PROMPT: Output every line exactly as written. Leave out pictures.

COLLECTED MATERIAL:
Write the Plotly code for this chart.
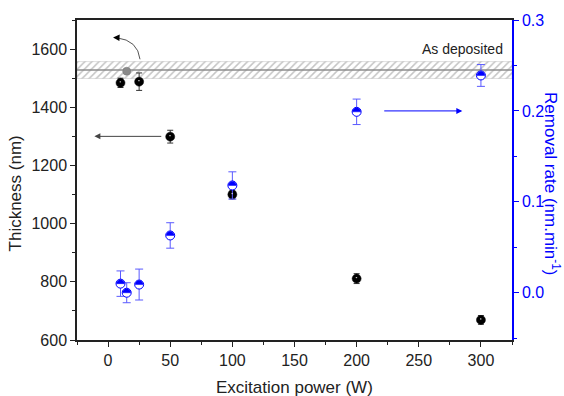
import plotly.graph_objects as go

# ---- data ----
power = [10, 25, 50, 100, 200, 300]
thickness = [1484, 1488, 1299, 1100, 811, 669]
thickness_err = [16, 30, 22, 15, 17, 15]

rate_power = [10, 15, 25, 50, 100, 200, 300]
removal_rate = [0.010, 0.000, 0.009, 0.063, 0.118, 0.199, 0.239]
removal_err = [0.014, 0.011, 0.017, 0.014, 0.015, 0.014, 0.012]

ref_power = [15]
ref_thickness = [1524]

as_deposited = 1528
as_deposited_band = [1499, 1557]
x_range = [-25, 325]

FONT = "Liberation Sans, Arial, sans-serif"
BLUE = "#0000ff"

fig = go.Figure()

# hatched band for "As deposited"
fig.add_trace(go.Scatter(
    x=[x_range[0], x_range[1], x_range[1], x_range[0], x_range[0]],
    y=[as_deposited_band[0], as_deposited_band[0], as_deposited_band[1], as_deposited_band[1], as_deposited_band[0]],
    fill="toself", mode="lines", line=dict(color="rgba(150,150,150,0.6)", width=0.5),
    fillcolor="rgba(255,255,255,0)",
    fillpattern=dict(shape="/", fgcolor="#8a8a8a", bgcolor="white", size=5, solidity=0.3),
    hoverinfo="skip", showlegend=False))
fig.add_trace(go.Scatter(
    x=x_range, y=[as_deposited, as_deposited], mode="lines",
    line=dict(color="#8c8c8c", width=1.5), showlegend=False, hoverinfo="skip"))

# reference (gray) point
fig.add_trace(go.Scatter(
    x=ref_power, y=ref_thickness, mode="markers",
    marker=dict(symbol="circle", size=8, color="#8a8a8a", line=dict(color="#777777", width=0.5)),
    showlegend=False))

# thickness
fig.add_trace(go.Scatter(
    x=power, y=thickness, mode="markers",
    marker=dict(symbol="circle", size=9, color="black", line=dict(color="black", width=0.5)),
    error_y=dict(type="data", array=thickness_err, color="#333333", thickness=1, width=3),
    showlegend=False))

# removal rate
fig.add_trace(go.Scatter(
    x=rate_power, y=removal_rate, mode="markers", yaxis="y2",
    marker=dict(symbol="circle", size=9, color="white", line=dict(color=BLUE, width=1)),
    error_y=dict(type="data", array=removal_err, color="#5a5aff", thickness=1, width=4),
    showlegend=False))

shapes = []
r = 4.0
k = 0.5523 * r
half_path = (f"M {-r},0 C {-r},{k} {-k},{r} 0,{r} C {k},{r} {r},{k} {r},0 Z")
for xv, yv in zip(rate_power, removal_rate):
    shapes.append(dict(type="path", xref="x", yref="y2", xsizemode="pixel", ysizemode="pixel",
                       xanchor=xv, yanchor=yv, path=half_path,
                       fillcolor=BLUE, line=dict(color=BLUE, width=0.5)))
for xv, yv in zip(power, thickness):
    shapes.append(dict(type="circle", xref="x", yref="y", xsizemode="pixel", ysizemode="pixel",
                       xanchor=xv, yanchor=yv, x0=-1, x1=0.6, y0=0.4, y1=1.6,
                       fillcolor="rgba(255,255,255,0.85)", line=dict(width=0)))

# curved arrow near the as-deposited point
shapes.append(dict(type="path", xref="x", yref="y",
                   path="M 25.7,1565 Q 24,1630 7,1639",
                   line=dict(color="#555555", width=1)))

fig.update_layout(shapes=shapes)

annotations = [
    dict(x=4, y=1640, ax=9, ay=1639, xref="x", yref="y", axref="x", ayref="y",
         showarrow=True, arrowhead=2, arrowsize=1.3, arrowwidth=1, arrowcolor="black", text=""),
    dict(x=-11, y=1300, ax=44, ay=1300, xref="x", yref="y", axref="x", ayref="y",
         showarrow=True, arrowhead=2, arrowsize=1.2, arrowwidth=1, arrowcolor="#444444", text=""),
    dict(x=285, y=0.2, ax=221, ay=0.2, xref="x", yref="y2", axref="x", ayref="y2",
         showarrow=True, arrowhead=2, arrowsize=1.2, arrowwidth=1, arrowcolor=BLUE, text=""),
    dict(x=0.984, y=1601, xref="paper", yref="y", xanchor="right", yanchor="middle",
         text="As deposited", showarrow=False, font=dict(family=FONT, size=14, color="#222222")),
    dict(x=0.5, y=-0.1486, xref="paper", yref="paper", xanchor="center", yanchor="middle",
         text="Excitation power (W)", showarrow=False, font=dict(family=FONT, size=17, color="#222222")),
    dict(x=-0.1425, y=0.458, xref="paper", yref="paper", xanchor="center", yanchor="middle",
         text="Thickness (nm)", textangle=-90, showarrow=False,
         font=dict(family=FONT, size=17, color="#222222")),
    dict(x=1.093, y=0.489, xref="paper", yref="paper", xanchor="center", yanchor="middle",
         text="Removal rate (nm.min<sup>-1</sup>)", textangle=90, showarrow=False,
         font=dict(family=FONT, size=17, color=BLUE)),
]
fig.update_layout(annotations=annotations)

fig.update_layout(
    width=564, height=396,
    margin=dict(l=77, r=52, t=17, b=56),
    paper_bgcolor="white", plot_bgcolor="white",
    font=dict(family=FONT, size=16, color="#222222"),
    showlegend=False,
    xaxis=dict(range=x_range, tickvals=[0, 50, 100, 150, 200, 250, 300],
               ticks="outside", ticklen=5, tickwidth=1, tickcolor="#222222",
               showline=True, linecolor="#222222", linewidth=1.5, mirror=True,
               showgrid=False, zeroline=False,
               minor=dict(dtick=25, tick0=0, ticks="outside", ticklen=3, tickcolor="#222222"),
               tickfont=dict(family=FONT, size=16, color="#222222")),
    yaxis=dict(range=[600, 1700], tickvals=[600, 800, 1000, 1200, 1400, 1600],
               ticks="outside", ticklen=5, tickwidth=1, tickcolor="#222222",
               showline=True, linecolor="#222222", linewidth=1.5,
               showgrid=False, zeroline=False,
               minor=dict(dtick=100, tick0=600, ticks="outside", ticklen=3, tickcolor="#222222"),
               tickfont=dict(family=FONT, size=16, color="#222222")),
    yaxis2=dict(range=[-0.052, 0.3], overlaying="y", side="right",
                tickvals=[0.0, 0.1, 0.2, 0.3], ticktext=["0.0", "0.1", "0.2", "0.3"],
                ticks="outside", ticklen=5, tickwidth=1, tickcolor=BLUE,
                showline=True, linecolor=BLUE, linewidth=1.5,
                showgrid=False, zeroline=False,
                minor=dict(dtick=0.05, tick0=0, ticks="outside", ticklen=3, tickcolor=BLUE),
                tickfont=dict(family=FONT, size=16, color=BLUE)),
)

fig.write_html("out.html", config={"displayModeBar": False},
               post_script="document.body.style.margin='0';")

EXERCISE OUTPUT:
Write the Plotly code for this chart.
import plotly.graph_objects as go

# ---- data ----
power = [10, 25, 50, 100, 200, 300]
thickness = [1484, 1488, 1299, 1100, 811, 669]
thickness_err = [16, 30, 22, 15, 17, 15]

rate_power = [10, 15, 25, 50, 100, 200, 300]
removal_rate = [0.010, 0.000, 0.009, 0.063, 0.118, 0.199, 0.239]
removal_err = [0.014, 0.011, 0.017, 0.014, 0.015, 0.014, 0.012]

ref_power = [15]
ref_thickness = [1524]

as_deposited = 1528
as_deposited_band = [1499, 1557]
x_range = [-25, 325]

FONT = "Liberation Sans, Arial, sans-serif"
BLUE = "#0000ff"

fig = go.Figure()

# hatched band for "As deposited"
fig.add_trace(go.Scatter(
    x=[x_range[0], x_range[1], x_range[1], x_range[0], x_range[0]],
    y=[as_deposited_band[0], as_deposited_band[0], as_deposited_band[1], as_deposited_band[1], as_deposited_band[0]],
    fill="toself", mode="lines", line=dict(color="rgba(150,150,150,0.6)", width=0.5),
    fillcolor="rgba(255,255,255,0)",
    fillpattern=dict(shape="/", fgcolor="#8a8a8a", bgcolor="white", size=5, solidity=0.3),
    hoverinfo="skip", showlegend=False))
fig.add_trace(go.Scatter(
    x=x_range, y=[as_deposited, as_deposited], mode="lines",
    line=dict(color="#8c8c8c", width=1.5), showlegend=False, hoverinfo="skip"))

# reference (gray) point
fig.add_trace(go.Scatter(
    x=ref_power, y=ref_thickness, mode="markers",
    marker=dict(symbol="circle", size=8, color="#8a8a8a", line=dict(color="#777777", width=0.5)),
    showlegend=False))

# thickness
fig.add_trace(go.Scatter(
    x=power, y=thickness, mode="markers",
    marker=dict(symbol="circle", size=9, color="black", line=dict(color="black", width=0.5)),
    error_y=dict(type="data", array=thickness_err, color="#333333", thickness=1, width=3),
    showlegend=False))

# removal rate
fig.add_trace(go.Scatter(
    x=rate_power, y=removal_rate, mode="markers", yaxis="y2",
    marker=dict(symbol="circle", size=9, color="white", line=dict(color=BLUE, width=1)),
    error_y=dict(type="data", array=removal_err, color="#5a5aff", thickness=1, width=4),
    showlegend=False))

shapes = []
r = 4.0
k = 0.5523 * r
half_path = (f"M {-r},0 C {-r},{k} {-k},{r} 0,{r} C {k},{r} {r},{k} {r},0 Z")
for xv, yv in zip(rate_power, removal_rate):
    shapes.append(dict(type="path", xref="x", yref="y2", xsizemode="pixel", ysizemode="pixel",
                       xanchor=xv, yanchor=yv, path=half_path,
                       fillcolor=BLUE, line=dict(color=BLUE, width=0.5)))
for xv, yv in zip(power, thickness):
    shapes.append(dict(type="circle", xref="x", yref="y", xsizemode="pixel", ysizemode="pixel",
                       xanchor=xv, yanchor=yv, x0=-1, x1=0.6, y0=0.4, y1=1.6,
                       fillcolor="rgba(255,255,255,0.85)", line=dict(width=0)))

# curved arrow near the as-deposited point
shapes.append(dict(type="path", xref="x", yref="y",
                   path="M 25.7,1565 Q 24,1630 7,1639",
                   line=dict(color="#555555", width=1)))

fig.update_layout(shapes=shapes)

annotations = [
    dict(x=4, y=1640, ax=9, ay=1639, xref="x", yref="y", axref="x", ayref="y",
         showarrow=True, arrowhead=2, arrowsize=1.3, arrowwidth=1, arrowcolor="black", text=""),
    dict(x=-11, y=1300, ax=44, ay=1300, xref="x", yref="y", axref="x", ayref="y",
         showarrow=True, arrowhead=2, arrowsize=1.2, arrowwidth=1, arrowcolor="#444444", text=""),
    dict(x=285, y=0.2, ax=221, ay=0.2, xref="x", yref="y2", axref="x", ayref="y2",
         showarrow=True, arrowhead=2, arrowsize=1.2, arrowwidth=1, arrowcolor=BLUE, text=""),
    dict(x=0.984, y=1601, xref="paper", yref="y", xanchor="right", yanchor="middle",
         text="As deposited", showarrow=False, font=dict(family=FONT, size=14, color="#222222")),
    dict(x=0.5, y=-0.1486, xref="paper", yref="paper", xanchor="center", yanchor="middle",
         text="Excitation power (W)", showarrow=False, font=dict(family=FONT, size=17, color="#222222")),
    dict(x=-0.1425, y=0.458, xref="paper", yref="paper", xanchor="center", yanchor="middle",
         text="Thickness (nm)", textangle=-90, showarrow=False,
         font=dict(family=FONT, size=17, color="#222222")),
    dict(x=1.093, y=0.489, xref="paper", yref="paper", xanchor="center", yanchor="middle",
         text="Removal rate (nm.min<sup>-1</sup>)", textangle=90, showarrow=False,
         font=dict(family=FONT, size=17, color=BLUE)),
]
fig.update_layout(annotations=annotations)

fig.update_layout(
    width=564, height=396,
    margin=dict(l=77, r=52, t=17, b=56),
    paper_bgcolor="white", plot_bgcolor="white",
    font=dict(family=FONT, size=16, color="#222222"),
    showlegend=False,
    xaxis=dict(range=x_range, tickvals=[0, 50, 100, 150, 200, 250, 300],
               ticks="outside", ticklen=5, tickwidth=1, tickcolor="#222222",
               showline=True, linecolor="#222222", linewidth=1.5, mirror=True,
               showgrid=False, zeroline=False,
               minor=dict(dtick=25, tick0=0, ticks="outside", ticklen=3, tickcolor="#222222"),
               tickfont=dict(family=FONT, size=16, color="#222222")),
    yaxis=dict(range=[600, 1700], tickvals=[600, 800, 1000, 1200, 1400, 1600],
               ticks="outside", ticklen=5, tickwidth=1, tickcolor="#222222",
               showline=True, linecolor="#222222", linewidth=1.5,
               showgrid=False, zeroline=False,
               minor=dict(dtick=100, tick0=600, ticks="outside", ticklen=3, tickcolor="#222222"),
               tickfont=dict(family=FONT, size=16, color="#222222")),
    yaxis2=dict(range=[-0.052, 0.3], overlaying="y", side="right",
                tickvals=[0.0, 0.1, 0.2, 0.3], ticktext=["0.0", "0.1", "0.2", "0.3"],
                ticks="outside", ticklen=5, tickwidth=1, tickcolor=BLUE,
                showline=True, linecolor=BLUE, linewidth=1.5,
                showgrid=False, zeroline=False,
                minor=dict(dtick=0.05, tick0=0, ticks="outside", ticklen=3, tickcolor=BLUE),
                tickfont=dict(family=FONT, size=16, color=BLUE)),
)

fig.write_html("out.html", config={"displayModeBar": False},
               post_script="document.body.style.margin='0';")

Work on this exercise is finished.